__What the task requires__: Write out each line from the data below that includes the word "page".

__Supplied entries__:
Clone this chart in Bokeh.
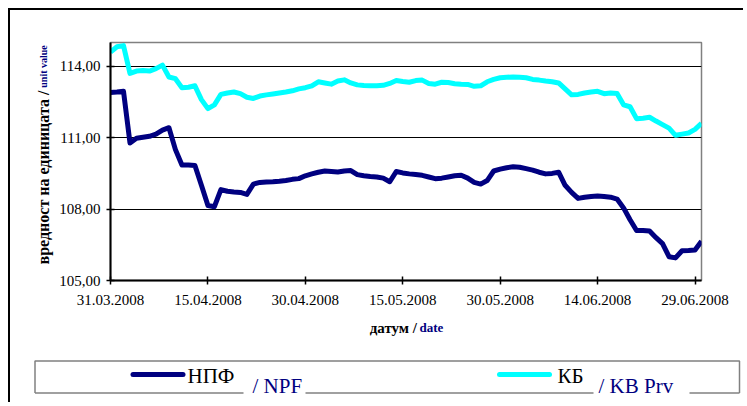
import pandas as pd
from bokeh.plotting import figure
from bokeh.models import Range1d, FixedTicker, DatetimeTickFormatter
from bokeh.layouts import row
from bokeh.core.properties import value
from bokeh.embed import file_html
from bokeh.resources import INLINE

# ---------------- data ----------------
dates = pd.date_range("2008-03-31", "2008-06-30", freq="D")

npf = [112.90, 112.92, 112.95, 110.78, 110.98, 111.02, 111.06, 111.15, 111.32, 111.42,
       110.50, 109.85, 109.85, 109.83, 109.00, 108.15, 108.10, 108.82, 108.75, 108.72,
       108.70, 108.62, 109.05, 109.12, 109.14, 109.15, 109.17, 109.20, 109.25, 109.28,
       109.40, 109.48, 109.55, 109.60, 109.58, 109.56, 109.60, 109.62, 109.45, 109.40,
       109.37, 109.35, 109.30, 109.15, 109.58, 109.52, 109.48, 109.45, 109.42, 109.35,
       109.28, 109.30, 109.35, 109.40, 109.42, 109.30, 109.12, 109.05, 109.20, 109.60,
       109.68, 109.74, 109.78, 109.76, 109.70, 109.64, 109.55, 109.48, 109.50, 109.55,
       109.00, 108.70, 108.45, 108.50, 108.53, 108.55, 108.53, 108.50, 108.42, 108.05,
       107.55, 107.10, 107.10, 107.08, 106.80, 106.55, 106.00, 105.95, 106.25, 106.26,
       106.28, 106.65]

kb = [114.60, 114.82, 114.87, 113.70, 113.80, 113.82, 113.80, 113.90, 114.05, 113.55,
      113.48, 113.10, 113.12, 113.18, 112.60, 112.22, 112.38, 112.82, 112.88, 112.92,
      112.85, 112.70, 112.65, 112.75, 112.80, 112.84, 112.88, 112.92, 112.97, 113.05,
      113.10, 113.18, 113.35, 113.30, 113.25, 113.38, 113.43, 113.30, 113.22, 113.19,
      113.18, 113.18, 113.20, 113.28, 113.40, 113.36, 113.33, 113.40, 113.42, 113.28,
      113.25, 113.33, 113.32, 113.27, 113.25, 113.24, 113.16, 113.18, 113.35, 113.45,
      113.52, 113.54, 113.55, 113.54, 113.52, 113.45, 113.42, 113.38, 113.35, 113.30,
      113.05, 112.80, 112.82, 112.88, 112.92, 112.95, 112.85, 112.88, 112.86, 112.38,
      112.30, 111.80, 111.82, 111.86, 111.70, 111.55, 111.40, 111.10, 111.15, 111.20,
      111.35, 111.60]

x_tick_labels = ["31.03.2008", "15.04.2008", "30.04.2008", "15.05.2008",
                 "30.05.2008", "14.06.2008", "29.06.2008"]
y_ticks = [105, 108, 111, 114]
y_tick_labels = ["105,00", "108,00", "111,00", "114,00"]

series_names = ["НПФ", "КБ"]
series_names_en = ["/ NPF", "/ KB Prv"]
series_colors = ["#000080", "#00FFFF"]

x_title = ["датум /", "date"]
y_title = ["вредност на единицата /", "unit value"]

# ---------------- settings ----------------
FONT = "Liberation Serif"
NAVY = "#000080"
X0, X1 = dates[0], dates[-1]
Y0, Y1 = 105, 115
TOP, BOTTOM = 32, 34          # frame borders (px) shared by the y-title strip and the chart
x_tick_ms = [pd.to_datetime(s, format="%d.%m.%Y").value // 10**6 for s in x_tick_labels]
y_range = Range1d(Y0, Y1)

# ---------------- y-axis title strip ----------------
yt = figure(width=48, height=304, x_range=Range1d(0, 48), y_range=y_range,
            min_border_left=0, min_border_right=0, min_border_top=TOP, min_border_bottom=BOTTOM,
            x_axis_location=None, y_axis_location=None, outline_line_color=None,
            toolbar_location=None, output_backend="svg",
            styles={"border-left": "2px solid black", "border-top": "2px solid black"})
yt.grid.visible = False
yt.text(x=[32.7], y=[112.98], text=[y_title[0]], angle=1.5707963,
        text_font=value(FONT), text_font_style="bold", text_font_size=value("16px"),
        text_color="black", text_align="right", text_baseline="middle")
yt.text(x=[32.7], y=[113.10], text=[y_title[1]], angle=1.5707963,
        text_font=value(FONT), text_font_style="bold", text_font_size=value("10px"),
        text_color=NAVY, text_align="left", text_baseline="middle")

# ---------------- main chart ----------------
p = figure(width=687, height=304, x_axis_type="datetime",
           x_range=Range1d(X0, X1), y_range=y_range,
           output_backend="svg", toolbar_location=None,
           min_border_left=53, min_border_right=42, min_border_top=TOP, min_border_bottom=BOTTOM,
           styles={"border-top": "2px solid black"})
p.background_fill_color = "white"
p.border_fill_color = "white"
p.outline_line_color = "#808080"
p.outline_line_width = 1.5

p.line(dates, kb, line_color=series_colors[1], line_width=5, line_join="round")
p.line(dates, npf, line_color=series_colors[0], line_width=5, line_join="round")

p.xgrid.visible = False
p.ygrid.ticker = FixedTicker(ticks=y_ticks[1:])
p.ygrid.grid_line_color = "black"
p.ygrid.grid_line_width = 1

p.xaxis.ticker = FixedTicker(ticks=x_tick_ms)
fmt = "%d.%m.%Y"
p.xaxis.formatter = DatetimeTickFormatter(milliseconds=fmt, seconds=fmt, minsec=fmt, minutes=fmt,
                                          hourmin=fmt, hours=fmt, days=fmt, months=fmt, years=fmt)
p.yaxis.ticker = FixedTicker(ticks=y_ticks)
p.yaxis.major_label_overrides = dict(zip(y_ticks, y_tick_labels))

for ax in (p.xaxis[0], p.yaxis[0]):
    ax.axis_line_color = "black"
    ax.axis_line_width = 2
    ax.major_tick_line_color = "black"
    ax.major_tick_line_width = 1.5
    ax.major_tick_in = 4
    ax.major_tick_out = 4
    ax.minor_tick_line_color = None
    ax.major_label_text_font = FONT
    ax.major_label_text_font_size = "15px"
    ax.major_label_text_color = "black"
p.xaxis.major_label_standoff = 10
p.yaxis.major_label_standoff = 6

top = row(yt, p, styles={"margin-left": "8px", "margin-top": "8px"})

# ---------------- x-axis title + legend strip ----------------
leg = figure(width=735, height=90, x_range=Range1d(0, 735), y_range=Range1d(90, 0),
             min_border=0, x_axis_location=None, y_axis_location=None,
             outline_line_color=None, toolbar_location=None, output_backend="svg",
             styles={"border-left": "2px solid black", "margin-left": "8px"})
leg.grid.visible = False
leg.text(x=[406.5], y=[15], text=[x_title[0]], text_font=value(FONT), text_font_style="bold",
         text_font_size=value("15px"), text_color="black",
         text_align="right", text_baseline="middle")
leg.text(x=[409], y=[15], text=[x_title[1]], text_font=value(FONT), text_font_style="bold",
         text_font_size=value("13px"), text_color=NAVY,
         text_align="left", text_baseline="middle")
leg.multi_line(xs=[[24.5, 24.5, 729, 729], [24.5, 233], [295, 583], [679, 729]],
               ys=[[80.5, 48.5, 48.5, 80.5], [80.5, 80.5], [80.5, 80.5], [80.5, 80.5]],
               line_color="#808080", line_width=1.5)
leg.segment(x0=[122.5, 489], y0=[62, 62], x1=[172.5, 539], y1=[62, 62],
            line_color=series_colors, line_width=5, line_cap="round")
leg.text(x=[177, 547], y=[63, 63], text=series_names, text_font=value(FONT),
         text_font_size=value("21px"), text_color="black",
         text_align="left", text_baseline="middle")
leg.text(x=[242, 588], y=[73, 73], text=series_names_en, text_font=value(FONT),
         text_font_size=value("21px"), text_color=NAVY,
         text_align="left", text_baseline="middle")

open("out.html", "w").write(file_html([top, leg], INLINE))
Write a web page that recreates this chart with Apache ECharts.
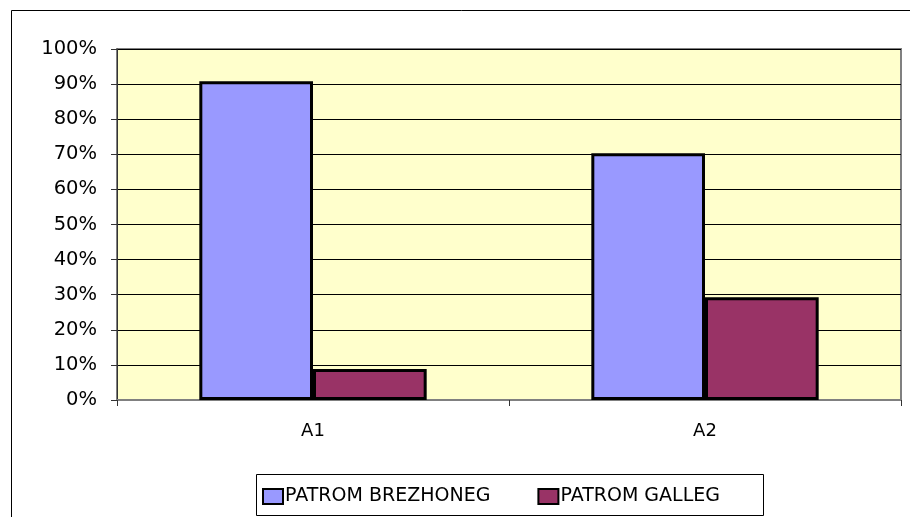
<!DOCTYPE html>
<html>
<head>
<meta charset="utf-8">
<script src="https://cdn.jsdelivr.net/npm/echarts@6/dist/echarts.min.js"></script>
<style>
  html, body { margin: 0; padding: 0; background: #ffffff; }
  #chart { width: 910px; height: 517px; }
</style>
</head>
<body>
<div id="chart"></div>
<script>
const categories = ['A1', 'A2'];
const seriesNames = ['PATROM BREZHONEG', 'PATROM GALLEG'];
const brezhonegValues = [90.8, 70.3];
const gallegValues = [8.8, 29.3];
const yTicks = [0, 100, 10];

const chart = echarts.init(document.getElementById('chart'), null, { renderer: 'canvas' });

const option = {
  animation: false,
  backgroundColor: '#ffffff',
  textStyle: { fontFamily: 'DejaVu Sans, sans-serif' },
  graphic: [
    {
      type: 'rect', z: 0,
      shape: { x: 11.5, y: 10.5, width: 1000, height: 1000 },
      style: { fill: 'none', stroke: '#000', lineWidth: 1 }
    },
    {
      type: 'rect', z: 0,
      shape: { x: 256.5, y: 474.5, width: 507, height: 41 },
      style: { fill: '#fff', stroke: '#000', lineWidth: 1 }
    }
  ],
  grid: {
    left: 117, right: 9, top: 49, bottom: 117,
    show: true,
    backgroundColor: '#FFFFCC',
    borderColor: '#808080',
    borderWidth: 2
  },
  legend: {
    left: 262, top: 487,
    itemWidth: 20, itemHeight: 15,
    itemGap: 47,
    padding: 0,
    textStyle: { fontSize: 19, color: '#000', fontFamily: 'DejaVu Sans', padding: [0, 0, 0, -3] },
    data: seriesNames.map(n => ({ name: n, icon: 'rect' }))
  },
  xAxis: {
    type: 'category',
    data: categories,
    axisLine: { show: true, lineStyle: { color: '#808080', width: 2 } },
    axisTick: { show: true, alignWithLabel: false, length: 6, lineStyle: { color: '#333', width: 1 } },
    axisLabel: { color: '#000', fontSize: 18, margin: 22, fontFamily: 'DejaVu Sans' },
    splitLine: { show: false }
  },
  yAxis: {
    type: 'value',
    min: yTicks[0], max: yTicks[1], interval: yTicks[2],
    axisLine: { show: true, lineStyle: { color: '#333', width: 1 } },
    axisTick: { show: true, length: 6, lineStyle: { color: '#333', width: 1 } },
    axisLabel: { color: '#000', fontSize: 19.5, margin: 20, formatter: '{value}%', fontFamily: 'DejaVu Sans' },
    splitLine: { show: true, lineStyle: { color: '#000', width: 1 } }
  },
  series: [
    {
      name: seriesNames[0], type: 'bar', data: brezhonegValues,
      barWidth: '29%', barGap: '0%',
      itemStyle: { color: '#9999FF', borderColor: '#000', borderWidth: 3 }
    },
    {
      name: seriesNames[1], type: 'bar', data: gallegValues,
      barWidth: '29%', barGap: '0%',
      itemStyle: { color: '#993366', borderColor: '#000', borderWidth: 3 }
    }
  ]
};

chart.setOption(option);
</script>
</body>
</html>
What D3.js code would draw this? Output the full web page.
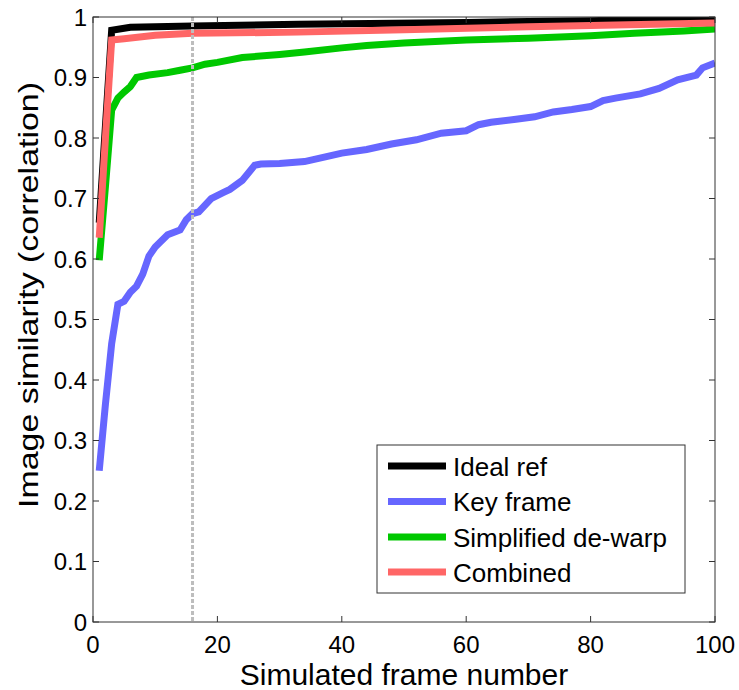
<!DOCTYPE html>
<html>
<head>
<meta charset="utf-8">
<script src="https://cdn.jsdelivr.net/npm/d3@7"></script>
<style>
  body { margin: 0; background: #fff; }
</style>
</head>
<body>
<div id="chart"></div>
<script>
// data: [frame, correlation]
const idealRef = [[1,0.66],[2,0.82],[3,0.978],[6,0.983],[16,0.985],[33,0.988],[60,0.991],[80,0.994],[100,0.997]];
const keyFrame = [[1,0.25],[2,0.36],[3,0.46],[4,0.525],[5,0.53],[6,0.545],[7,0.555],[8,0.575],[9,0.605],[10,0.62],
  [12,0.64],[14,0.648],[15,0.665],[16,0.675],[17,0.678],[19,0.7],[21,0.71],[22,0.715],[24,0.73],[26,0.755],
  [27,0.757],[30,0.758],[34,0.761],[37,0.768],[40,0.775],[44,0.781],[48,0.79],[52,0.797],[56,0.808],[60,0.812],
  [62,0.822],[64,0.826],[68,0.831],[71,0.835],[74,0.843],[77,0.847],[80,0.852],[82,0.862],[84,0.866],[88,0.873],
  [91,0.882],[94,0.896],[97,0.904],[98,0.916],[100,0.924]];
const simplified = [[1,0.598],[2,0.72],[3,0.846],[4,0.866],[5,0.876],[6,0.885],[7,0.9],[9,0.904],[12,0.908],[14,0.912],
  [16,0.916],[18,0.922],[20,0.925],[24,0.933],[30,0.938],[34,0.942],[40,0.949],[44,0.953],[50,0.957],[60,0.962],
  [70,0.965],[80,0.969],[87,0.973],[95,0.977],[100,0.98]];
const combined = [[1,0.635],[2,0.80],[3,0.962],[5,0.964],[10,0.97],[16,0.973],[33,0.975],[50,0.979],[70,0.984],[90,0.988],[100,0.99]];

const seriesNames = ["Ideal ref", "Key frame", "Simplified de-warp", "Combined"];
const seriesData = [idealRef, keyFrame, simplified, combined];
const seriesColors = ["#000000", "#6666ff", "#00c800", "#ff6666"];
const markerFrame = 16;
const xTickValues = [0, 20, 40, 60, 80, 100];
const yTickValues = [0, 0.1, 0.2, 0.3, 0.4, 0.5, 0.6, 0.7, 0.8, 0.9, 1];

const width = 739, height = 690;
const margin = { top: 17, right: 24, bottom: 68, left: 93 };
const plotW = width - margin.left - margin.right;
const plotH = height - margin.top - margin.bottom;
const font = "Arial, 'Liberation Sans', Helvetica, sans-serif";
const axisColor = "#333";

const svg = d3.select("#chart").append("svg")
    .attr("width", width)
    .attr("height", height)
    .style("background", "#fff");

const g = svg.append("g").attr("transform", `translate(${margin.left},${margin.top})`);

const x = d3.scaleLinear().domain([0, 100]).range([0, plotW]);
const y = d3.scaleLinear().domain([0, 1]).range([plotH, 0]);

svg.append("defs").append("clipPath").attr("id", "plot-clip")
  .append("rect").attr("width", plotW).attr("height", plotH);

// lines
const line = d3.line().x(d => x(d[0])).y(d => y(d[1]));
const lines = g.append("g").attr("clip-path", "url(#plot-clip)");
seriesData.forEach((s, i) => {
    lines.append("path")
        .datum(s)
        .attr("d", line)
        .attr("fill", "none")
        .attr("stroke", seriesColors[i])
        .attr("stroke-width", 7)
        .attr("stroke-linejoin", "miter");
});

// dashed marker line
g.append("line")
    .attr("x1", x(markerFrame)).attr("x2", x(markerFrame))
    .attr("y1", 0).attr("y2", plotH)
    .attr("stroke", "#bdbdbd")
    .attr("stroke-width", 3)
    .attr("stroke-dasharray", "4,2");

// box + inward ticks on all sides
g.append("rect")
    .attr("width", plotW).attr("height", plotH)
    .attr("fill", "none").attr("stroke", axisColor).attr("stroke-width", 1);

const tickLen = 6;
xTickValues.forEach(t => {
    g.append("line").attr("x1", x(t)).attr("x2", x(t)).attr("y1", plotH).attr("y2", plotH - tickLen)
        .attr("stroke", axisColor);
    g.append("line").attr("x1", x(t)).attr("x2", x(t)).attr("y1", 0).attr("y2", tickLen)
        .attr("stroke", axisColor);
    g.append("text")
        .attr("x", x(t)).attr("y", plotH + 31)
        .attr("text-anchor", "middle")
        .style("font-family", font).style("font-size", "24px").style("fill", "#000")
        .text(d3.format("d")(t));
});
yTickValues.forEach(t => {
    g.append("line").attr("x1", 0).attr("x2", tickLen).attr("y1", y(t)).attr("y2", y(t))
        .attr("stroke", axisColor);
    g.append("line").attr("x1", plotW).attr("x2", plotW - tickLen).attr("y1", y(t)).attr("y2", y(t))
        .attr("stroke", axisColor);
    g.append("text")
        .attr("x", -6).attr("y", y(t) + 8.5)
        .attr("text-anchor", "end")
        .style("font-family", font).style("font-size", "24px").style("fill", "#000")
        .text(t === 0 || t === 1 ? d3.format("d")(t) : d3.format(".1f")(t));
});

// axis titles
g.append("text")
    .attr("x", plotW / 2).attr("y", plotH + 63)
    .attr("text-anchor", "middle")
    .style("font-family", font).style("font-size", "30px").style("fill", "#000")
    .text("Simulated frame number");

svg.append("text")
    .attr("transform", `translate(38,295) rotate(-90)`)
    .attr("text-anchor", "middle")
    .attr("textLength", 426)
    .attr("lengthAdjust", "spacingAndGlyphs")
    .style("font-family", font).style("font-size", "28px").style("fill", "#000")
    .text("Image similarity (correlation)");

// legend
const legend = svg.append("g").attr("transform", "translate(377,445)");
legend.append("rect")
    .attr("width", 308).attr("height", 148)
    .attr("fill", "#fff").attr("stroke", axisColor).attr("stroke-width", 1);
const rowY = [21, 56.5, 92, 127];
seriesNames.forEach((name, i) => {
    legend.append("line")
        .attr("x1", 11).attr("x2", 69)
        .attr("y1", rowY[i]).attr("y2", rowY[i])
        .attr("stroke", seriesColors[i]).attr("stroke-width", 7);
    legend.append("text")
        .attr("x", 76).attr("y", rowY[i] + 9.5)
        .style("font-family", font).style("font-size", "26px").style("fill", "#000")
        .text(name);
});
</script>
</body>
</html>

__Solution to this problem__:
Write a web page that recreates this chart with Apache ECharts.
What D3.js code would draw this? Output the full web page.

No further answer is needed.